>> START DATA IN THIS EXERCISE

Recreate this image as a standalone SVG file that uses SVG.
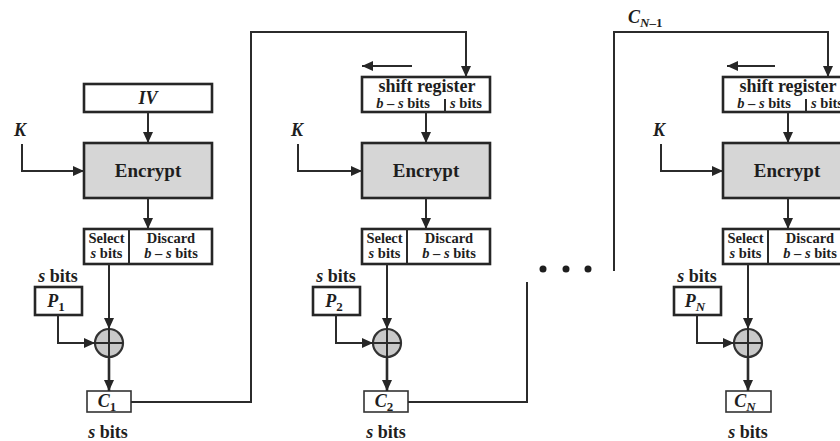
<svg xmlns="http://www.w3.org/2000/svg" width="840" height="441" viewBox="0 0 840 441">
<defs>
<marker id="ah" markerUnits="userSpaceOnUse" markerWidth="12" markerHeight="10" refX="11" refY="5" orient="auto">
<path d="M0,0 L11,5 L0,10 z" fill="#262626"/>
</marker>
<style>
.box{fill:#fff;stroke:#262626;stroke-width:2.6}
.enc{fill:#d6d6d6;stroke:#262626;stroke-width:2.6}
.thin{fill:#fff;stroke:#333;stroke-width:1.6}
.ln{fill:none;stroke:#2b2b2b;stroke-width:2}
.ar{fill:none;stroke:#2b2b2b;stroke-width:2;marker-end:url(#ah)}
.ar2{fill:none;stroke:#2b2b2b;stroke-width:2.6;marker-end:url(#ah)}
.xor{fill:#c9c9c9;stroke:#333;stroke-width:2.2}
text{font-family:"Liberation Serif","Times New Roman",serif;font-weight:bold;fill:#1e1e1e;text-anchor:middle}
.it{font-style:italic}
.big{font-size:19px}
.reg{font-size:18px}
.med{font-size:18px}
.sm{font-size:14.5px}
.sub{font-size:13px;font-style:normal}
</style>
</defs>
<rect width="840" height="441" fill="#fff"/>

<!-- Column 1 -->
<g id="iv"><rect class="box" x="84" y="84" width="128" height="28"/><text class="med it" x="148" y="104">IV</text></g>
<g id="k1"><text class="med it" x="20" y="136">K</text></g>
<g id="encrypt1"><rect class="enc" x="84" y="143" width="128" height="55"/><text class="big" x="148" y="177">Encrypt</text></g>
<g id="select1"><rect class="box" x="84" y="229" width="128" height="35"/><line class="ln" x1="129" y1="229" x2="129" y2="264"/>
<text class="sm" x="106.5" y="243">Select</text><text class="sm" x="106.5" y="258"><tspan class="it">s</tspan> bits</text>
<text class="sm" x="171" y="243">Discard</text><text class="sm" x="171" y="258"><tspan class="it">b</tspan> – <tspan class="it">s</tspan> bits</text></g>
<g id="p1"><text class="med" x="58" y="282"><tspan class="it">s</tspan> bits</text><rect class="box" x="35" y="287" width="47" height="28"/><text class="med it" x="56" y="307">P<tspan class="sub" dy="4">1</tspan></text></g>
<g id="xor1"><circle class="xor" cx="109" cy="343" r="14"/><path class="ln" d="M95,343 H123 M109,329 V357" stroke-width="1.8"/></g>
<g id="c1"><rect class="thin" x="87" y="391" width="44" height="21"/><text class="med it" x="107" y="407">C<tspan class="sub" dy="4">1</tspan></text><text class="med" x="108" y="438"><tspan class="it">s</tspan> bits</text></g>

<!-- Column 2 -->
<g id="shift2"><rect class="box" x="362" y="77" width="128" height="35"/><line class="ln" x1="445" y1="99" x2="445" y2="112" stroke-width="1.5"/>
<text class="reg" x="427" y="92">shift register</text>
<text class="sm" x="403" y="108"><tspan class="it">b</tspan> – <tspan class="it">s</tspan> bits</text><text class="sm" x="466" y="108"><tspan class="it">s</tspan> bits</text></g>
<g id="k2"><text class="med it" x="297" y="136">K</text></g>
<g id="encrypt2"><rect class="enc" x="362" y="143" width="128" height="55"/><text class="big" x="426" y="177">Encrypt</text></g>
<g id="select2"><rect class="box" x="362" y="229" width="128" height="35"/><line class="ln" x1="407" y1="229" x2="407" y2="264"/>
<text class="sm" x="384.5" y="243">Select</text><text class="sm" x="384.5" y="258"><tspan class="it">s</tspan> bits</text>
<text class="sm" x="449" y="243">Discard</text><text class="sm" x="449" y="258"><tspan class="it">b</tspan> – <tspan class="it">s</tspan> bits</text></g>
<g id="p2"><text class="med" x="336" y="282"><tspan class="it">s</tspan> bits</text><rect class="box" x="313" y="287" width="47" height="28"/><text class="med it" x="334" y="307">P<tspan class="sub" dy="4">2</tspan></text></g>
<g id="xor2"><circle class="xor" cx="387" cy="343" r="14"/><path class="ln" d="M373,343 H401 M387,329 V357" stroke-width="1.8"/></g>
<g id="c2"><rect class="thin" x="364" y="391" width="44" height="21"/><text class="med it" x="384" y="407">C<tspan class="sub" dy="4">2</tspan></text><text class="med" x="386" y="438"><tspan class="it">s</tspan> bits</text></g>

<!-- Column 3 -->
<g id="cn1label"><text class="med it" x="628" y="23" style="text-anchor:start">C<tspan class="sub it" dy="4" style="font-style:italic">N</tspan><tspan class="sub">–1</tspan></text></g>
<g id="shift3"><rect class="box" x="723" y="77" width="128" height="35"/><line class="ln" x1="806" y1="99" x2="806" y2="112" stroke-width="1.5"/>
<text class="reg" x="788" y="92">shift register</text>
<text class="sm" x="764" y="108"><tspan class="it">b</tspan> – <tspan class="it">s</tspan> bits</text><text class="sm" x="827" y="108"><tspan class="it">s</tspan> bits</text></g>
<g id="k3"><text class="med it" x="659" y="136">K</text></g>
<g id="encrypt3"><rect class="enc" x="723" y="143" width="128" height="55"/><text class="big" x="787" y="177">Encrypt</text></g>
<g id="select3"><rect class="box" x="723" y="229" width="128" height="35"/><line class="ln" x1="768" y1="229" x2="768" y2="264"/>
<text class="sm" x="745.5" y="243">Select</text><text class="sm" x="745.5" y="258"><tspan class="it">s</tspan> bits</text>
<text class="sm" x="810" y="243">Discard</text><text class="sm" x="810" y="258"><tspan class="it">b</tspan> – <tspan class="it">s</tspan> bits</text></g>
<g id="pn"><text class="med" x="697" y="282"><tspan class="it">s</tspan> bits</text><rect class="box" x="674" y="287" width="47" height="28"/><text class="med it" x="695" y="307">P<tspan class="sub it" dy="4" style="font-style:italic">N</tspan></text></g>
<g id="xor3"><circle class="xor" cx="748" cy="343" r="14"/><path class="ln" d="M734,343 H762 M748,329 V357" stroke-width="1.8"/></g>
<g id="cn"><rect class="thin" x="726" y="391" width="45" height="21"/><text class="med it" x="745" y="407">C<tspan class="sub it" dy="4" style="font-style:italic">N</tspan></text><text class="med" x="748" y="438"><tspan class="it">s</tspan> bits</text></g>

<g id="dots"><circle cx="543" cy="269" r="3.5" fill="#1e1e1e"/><circle cx="566" cy="269" r="3.5" fill="#1e1e1e"/><circle cx="588" cy="269" r="3.5" fill="#1e1e1e"/></g>

<!-- Connectors -->
<g id="connectors">
<path class="ar" d="M148,112 V143"/>
<path class="ar" d="M22,144 V171 H84"/>
<path class="ar" d="M148,198 V229"/>
<path class="ar" d="M109,264 V329"/>
<path class="ar" d="M58,315 V343 H95"/>
<path class="ar2" d="M109,357 V391"/>
<path class="ar" d="M131,402 H251 V32 H466 V77"/>

<path class="ar" d="M412,66 H362"/>
<path class="ar" d="M426,112 V143"/>
<path class="ar" d="M298,144 V171 H362"/>
<path class="ar" d="M426,198 V229"/>
<path class="ar" d="M387,264 V329"/>
<path class="ar" d="M336,315 V343 H373"/>
<path class="ar2" d="M387,357 V391"/>
<path class="ln" d="M408,402 H527 V282"/>

<path class="ar" d="M614,271 V32 H828 V77"/>
<path class="ar" d="M775,66 H727"/>
<path class="ar" d="M788,112 V143"/>
<path class="ar" d="M661,144 V171 H723"/>
<path class="ar" d="M788,198 V229"/>
<path class="ar" d="M748,264 V329"/>
<path class="ar" d="M697,315 V343 H734"/>
<path class="ar2" d="M748,357 V391"/>
</g>
</svg>
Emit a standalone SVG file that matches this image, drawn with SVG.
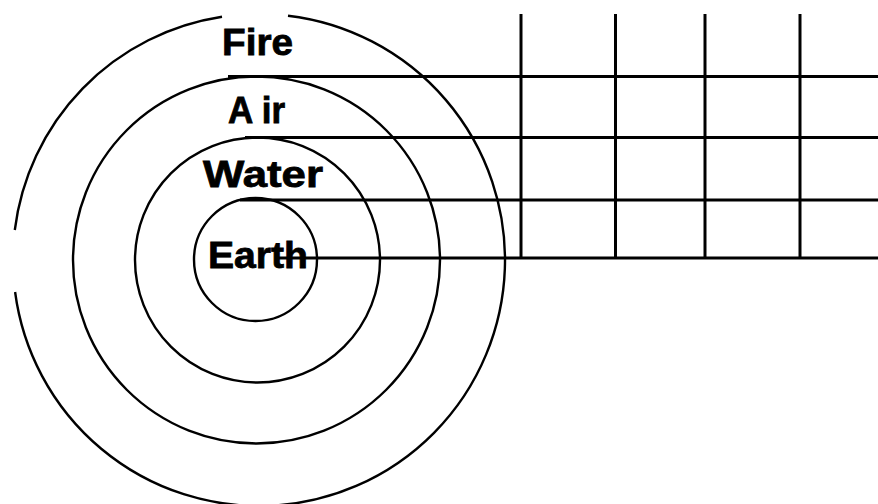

>> END DATA IN THIS EXERCISE

AIM :: Copy the listing word for word, excluding its pictures.

RESULT OF THE TASK ::
Recreate this image as a standalone SVG file that uses SVG.
<svg xmlns="http://www.w3.org/2000/svg" width="840" height="441" viewBox="0 0 840 441">
<defs>
<marker id="ah" markerUnits="userSpaceOnUse" markerWidth="12" markerHeight="10" refX="11" refY="5" orient="auto">
<path d="M0,0 L11,5 L0,10 z" fill="#262626"/>
</marker>
<style>
.box{fill:#fff;stroke:#262626;stroke-width:2.6}
.enc{fill:#d6d6d6;stroke:#262626;stroke-width:2.6}
.thin{fill:#fff;stroke:#333;stroke-width:1.6}
.ln{fill:none;stroke:#2b2b2b;stroke-width:2}
.ar{fill:none;stroke:#2b2b2b;stroke-width:2;marker-end:url(#ah)}
.ar2{fill:none;stroke:#2b2b2b;stroke-width:2.6;marker-end:url(#ah)}
.xor{fill:#c9c9c9;stroke:#333;stroke-width:2.2}
text{font-family:"Liberation Serif","Times New Roman",serif;font-weight:bold;fill:#1e1e1e;text-anchor:middle}
.it{font-style:italic}
.big{font-size:19px}
.reg{font-size:18px}
.med{font-size:18px}
.sm{font-size:14.5px}
.sub{font-size:13px;font-style:normal}
</style>
</defs>
<rect width="840" height="441" fill="#fff"/>

<!-- Column 1 -->
<g id="iv"><rect class="box" x="84" y="84" width="128" height="28"/><text class="med it" x="148" y="104">IV</text></g>
<g id="k1"><text class="med it" x="20" y="136">K</text></g>
<g id="encrypt1"><rect class="enc" x="84" y="143" width="128" height="55"/><text class="big" x="148" y="177">Encrypt</text></g>
<g id="select1"><rect class="box" x="84" y="229" width="128" height="35"/><line class="ln" x1="129" y1="229" x2="129" y2="264"/>
<text class="sm" x="106.5" y="243">Select</text><text class="sm" x="106.5" y="258"><tspan class="it">s</tspan> bits</text>
<text class="sm" x="171" y="243">Discard</text><text class="sm" x="171" y="258"><tspan class="it">b</tspan> – <tspan class="it">s</tspan> bits</text></g>
<g id="p1"><text class="med" x="58" y="282"><tspan class="it">s</tspan> bits</text><rect class="box" x="35" y="287" width="47" height="28"/><text class="med it" x="56" y="307">P<tspan class="sub" dy="4">1</tspan></text></g>
<g id="xor1"><circle class="xor" cx="109" cy="343" r="14"/><path class="ln" d="M95,343 H123 M109,329 V357" stroke-width="1.8"/></g>
<g id="c1"><rect class="thin" x="87" y="391" width="44" height="21"/><text class="med it" x="107" y="407">C<tspan class="sub" dy="4">1</tspan></text><text class="med" x="108" y="438"><tspan class="it">s</tspan> bits</text></g>

<!-- Column 2 -->
<g id="shift2"><rect class="box" x="362" y="77" width="128" height="35"/><line class="ln" x1="445" y1="99" x2="445" y2="112" stroke-width="1.5"/>
<text class="reg" x="427" y="92">shift register</text>
<text class="sm" x="403" y="108"><tspan class="it">b</tspan> – <tspan class="it">s</tspan> bits</text><text class="sm" x="466" y="108"><tspan class="it">s</tspan> bits</text></g>
<g id="k2"><text class="med it" x="297" y="136">K</text></g>
<g id="encrypt2"><rect class="enc" x="362" y="143" width="128" height="55"/><text class="big" x="426" y="177">Encrypt</text></g>
<g id="select2"><rect class="box" x="362" y="229" width="128" height="35"/><line class="ln" x1="407" y1="229" x2="407" y2="264"/>
<text class="sm" x="384.5" y="243">Select</text><text class="sm" x="384.5" y="258"><tspan class="it">s</tspan> bits</text>
<text class="sm" x="449" y="243">Discard</text><text class="sm" x="449" y="258"><tspan class="it">b</tspan> – <tspan class="it">s</tspan> bits</text></g>
<g id="p2"><text class="med" x="336" y="282"><tspan class="it">s</tspan> bits</text><rect class="box" x="313" y="287" width="47" height="28"/><text class="med it" x="334" y="307">P<tspan class="sub" dy="4">2</tspan></text></g>
<g id="xor2"><circle class="xor" cx="387" cy="343" r="14"/><path class="ln" d="M373,343 H401 M387,329 V357" stroke-width="1.8"/></g>
<g id="c2"><rect class="thin" x="364" y="391" width="44" height="21"/><text class="med it" x="384" y="407">C<tspan class="sub" dy="4">2</tspan></text><text class="med" x="386" y="438"><tspan class="it">s</tspan> bits</text></g>

<!-- Column 3 -->
<g id="cn1label"><text class="med it" x="628" y="23" style="text-anchor:start">C<tspan class="sub it" dy="4" style="font-style:italic">N</tspan><tspan class="sub">–1</tspan></text></g>
<g id="shift3"><rect class="box" x="723" y="77" width="128" height="35"/><line class="ln" x1="806" y1="99" x2="806" y2="112" stroke-width="1.5"/>
<text class="reg" x="788" y="92">shift register</text>
<text class="sm" x="764" y="108"><tspan class="it">b</tspan> – <tspan class="it">s</tspan> bits</text><text class="sm" x="827" y="108"><tspan class="it">s</tspan> bits</text></g>
<g id="k3"><text class="med it" x="659" y="136">K</text></g>
<g id="encrypt3"><rect class="enc" x="723" y="143" width="128" height="55"/><text class="big" x="787" y="177">Encrypt</text></g>
<g id="select3"><rect class="box" x="723" y="229" width="128" height="35"/><line class="ln" x1="768" y1="229" x2="768" y2="264"/>
<text class="sm" x="745.5" y="243">Select</text><text class="sm" x="745.5" y="258"><tspan class="it">s</tspan> bits</text>
<text class="sm" x="810" y="243">Discard</text><text class="sm" x="810" y="258"><tspan class="it">b</tspan> – <tspan class="it">s</tspan> bits</text></g>
<g id="pn"><text class="med" x="697" y="282"><tspan class="it">s</tspan> bits</text><rect class="box" x="674" y="287" width="47" height="28"/><text class="med it" x="695" y="307">P<tspan class="sub it" dy="4" style="font-style:italic">N</tspan></text></g>
<g id="xor3"><circle class="xor" cx="748" cy="343" r="14"/><path class="ln" d="M734,343 H762 M748,329 V357" stroke-width="1.8"/></g>
<g id="cn"><rect class="thin" x="726" y="391" width="45" height="21"/><text class="med it" x="745" y="407">C<tspan class="sub it" dy="4" style="font-style:italic">N</tspan></text><text class="med" x="748" y="438"><tspan class="it">s</tspan> bits</text></g>

<g id="dots"><circle cx="543" cy="269" r="3.5" fill="#1e1e1e"/><circle cx="566" cy="269" r="3.5" fill="#1e1e1e"/><circle cx="588" cy="269" r="3.5" fill="#1e1e1e"/></g>

<!-- Connectors -->
<g id="connectors">
<path class="ar" d="M148,112 V143"/>
<path class="ar" d="M22,144 V171 H84"/>
<path class="ar" d="M148,198 V229"/>
<path class="ar" d="M109,264 V329"/>
<path class="ar" d="M58,315 V343 H95"/>
<path class="ar2" d="M109,357 V391"/>
<path class="ar" d="M131,402 H251 V32 H466 V77"/>

<path class="ar" d="M412,66 H362"/>
<path class="ar" d="M426,112 V143"/>
<path class="ar" d="M298,144 V171 H362"/>
<path class="ar" d="M426,198 V229"/>
<path class="ar" d="M387,264 V329"/>
<path class="ar" d="M336,315 V343 H373"/>
<path class="ar2" d="M387,357 V391"/>
<path class="ln" d="M408,402 H527 V282"/>

<path class="ar" d="M614,271 V32 H828 V77"/>
<path class="ar" d="M775,66 H727"/>
<path class="ar" d="M788,112 V143"/>
<path class="ar" d="M661,144 V171 H723"/>
<path class="ar" d="M788,198 V229"/>
<path class="ar" d="M748,264 V329"/>
<path class="ar" d="M697,315 V343 H734"/>
<path class="ar2" d="M748,357 V391"/>
</g>
</svg>
Emit a standalone SVG file that matches this image, drawn with SVG.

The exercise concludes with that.